* _Exercise description_
Repeat the data word for word. Do not include the pictures.

* _Information shown_
+ + + +

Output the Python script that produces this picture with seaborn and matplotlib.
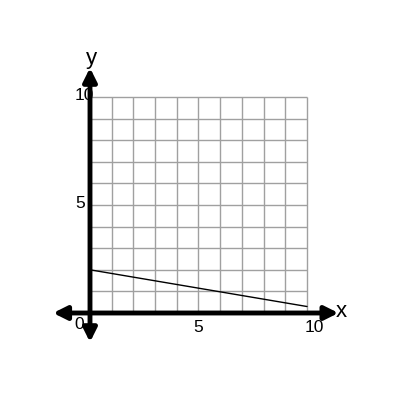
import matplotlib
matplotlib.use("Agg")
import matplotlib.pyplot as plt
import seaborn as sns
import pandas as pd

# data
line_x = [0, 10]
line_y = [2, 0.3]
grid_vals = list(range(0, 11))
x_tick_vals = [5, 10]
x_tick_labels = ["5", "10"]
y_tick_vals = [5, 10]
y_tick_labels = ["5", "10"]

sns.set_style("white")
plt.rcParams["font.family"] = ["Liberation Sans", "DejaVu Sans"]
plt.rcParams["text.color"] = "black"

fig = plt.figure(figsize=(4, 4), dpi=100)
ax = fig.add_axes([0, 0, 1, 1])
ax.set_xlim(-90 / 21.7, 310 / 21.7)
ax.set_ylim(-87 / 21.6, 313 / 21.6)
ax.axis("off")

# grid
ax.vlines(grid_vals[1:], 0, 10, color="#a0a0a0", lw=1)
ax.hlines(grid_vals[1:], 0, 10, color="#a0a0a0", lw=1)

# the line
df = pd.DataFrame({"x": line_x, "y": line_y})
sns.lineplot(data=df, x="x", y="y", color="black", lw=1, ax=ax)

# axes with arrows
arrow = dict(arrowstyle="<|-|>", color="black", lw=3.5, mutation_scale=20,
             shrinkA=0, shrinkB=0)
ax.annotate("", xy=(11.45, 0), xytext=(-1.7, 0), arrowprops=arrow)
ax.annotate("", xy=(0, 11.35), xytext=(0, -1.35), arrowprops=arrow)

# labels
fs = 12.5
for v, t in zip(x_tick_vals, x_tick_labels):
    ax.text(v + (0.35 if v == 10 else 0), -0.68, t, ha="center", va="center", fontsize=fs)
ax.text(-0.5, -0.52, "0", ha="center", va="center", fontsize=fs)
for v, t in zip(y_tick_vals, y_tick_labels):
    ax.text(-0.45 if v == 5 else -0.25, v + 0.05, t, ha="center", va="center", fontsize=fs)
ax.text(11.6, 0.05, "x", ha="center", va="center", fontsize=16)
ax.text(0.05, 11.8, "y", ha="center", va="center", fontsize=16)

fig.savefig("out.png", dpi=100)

+ + + +

* _Correct output_
Output the Python script that produces this picture with seaborn and matplotlib.
import matplotlib
matplotlib.use("Agg")
import matplotlib.pyplot as plt
import seaborn as sns
import pandas as pd

# data
line_x = [0, 10]
line_y = [2, 0.3]
grid_vals = list(range(0, 11))
x_tick_vals = [5, 10]
x_tick_labels = ["5", "10"]
y_tick_vals = [5, 10]
y_tick_labels = ["5", "10"]

sns.set_style("white")
plt.rcParams["font.family"] = ["Liberation Sans", "DejaVu Sans"]
plt.rcParams["text.color"] = "black"

fig = plt.figure(figsize=(4, 4), dpi=100)
ax = fig.add_axes([0, 0, 1, 1])
ax.set_xlim(-90 / 21.7, 310 / 21.7)
ax.set_ylim(-87 / 21.6, 313 / 21.6)
ax.axis("off")

# grid
ax.vlines(grid_vals[1:], 0, 10, color="#a0a0a0", lw=1)
ax.hlines(grid_vals[1:], 0, 10, color="#a0a0a0", lw=1)

# the line
df = pd.DataFrame({"x": line_x, "y": line_y})
sns.lineplot(data=df, x="x", y="y", color="black", lw=1, ax=ax)

# axes with arrows
arrow = dict(arrowstyle="<|-|>", color="black", lw=3.5, mutation_scale=20,
             shrinkA=0, shrinkB=0)
ax.annotate("", xy=(11.45, 0), xytext=(-1.7, 0), arrowprops=arrow)
ax.annotate("", xy=(0, 11.35), xytext=(0, -1.35), arrowprops=arrow)

# labels
fs = 12.5
for v, t in zip(x_tick_vals, x_tick_labels):
    ax.text(v + (0.35 if v == 10 else 0), -0.68, t, ha="center", va="center", fontsize=fs)
ax.text(-0.5, -0.52, "0", ha="center", va="center", fontsize=fs)
for v, t in zip(y_tick_vals, y_tick_labels):
    ax.text(-0.45 if v == 5 else -0.25, v + 0.05, t, ha="center", va="center", fontsize=fs)
ax.text(11.6, 0.05, "x", ha="center", va="center", fontsize=16)
ax.text(0.05, 11.8, "y", ha="center", va="center", fontsize=16)

fig.savefig("out.png", dpi=100)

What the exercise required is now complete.